Its object is to extend to workingmen opportunities for elementary, technical, commercial, and higher education, through afternoon and evening classes and lectures; and to bring into mutually helpful contact, workingmen, students, and teachers. To this end, courses are offered in primary, intermediate, grammer, academic, and in some cases, college grades.
These classes include reading, spelling, grammar, composition, arithmetic, geometry, trigonometry, business English, business arithmetic, geography, penmanship, book-keeping, mechanical and freehand drawing, physics, electricity, and chemistry; shorthand and civil law and civics; French, German, Latin, and Greek; English literature, debating, public speaking, and argumentation; botany; singing; mandolin, piano and cornet; violin and harmony in connection with the orchestra. There will also be a special department in civil service that will fit students for all grades and classes of public service.

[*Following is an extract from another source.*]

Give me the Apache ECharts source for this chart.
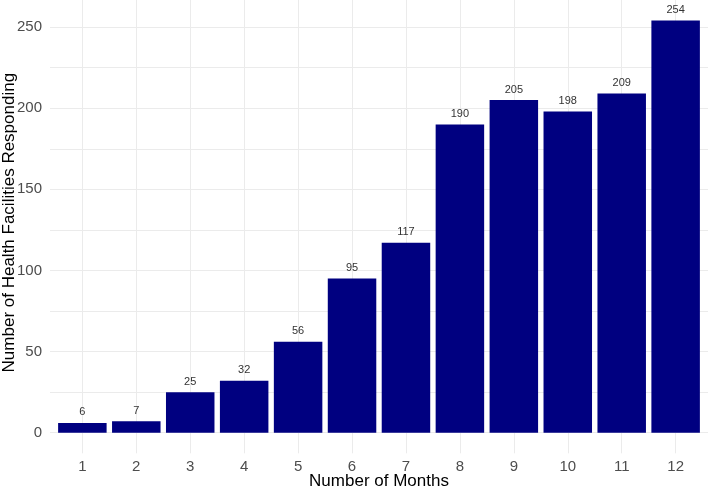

If a demand arises for any other subjects, they will be provided. On the other hand, it is very likely that if some member of the University feels especially capable of teaching some subject not included in the above list, it is very probable that his subject can be introduced to advantage.
The classes meet once a week as a rule, though some meet two or three times and for the whole evening. However, it will practically never be necessary for a volunteer to conduct his class more than once a week. Substitutes will be provided for extra meetings of classes.
In addition to these courses which are intended to teach men subjects beneficial to them in their trade or business, there are classes in stammering and classes in reading to blind men. Of course, the former must be conducted by a specialist, but the latter opens an opportunity for social service to everyone in the University.
The Prospect Union is not only an educational institution, but it is a large and active men's club as well. There are a number of class-rooms and meeting rooms, a large hall for lectures and dancing, and excellent shower-bath facilities. Tournaments in pool, billiards, checkers, chess, and various games of cards are held during the fall and winter. Concerts are given by various entertainment troupes during the year.
Teams of various sorts are organized. In addition to the baseball team that has been in existence several years, football and basket-ball teams will be made up. There is also a boxing class and a gymnastic club.
In 1915-16 there were 60 or more classes taught by 50 members of the University. Each year, however, a larger number is needed both to teach and to assist in the other activities.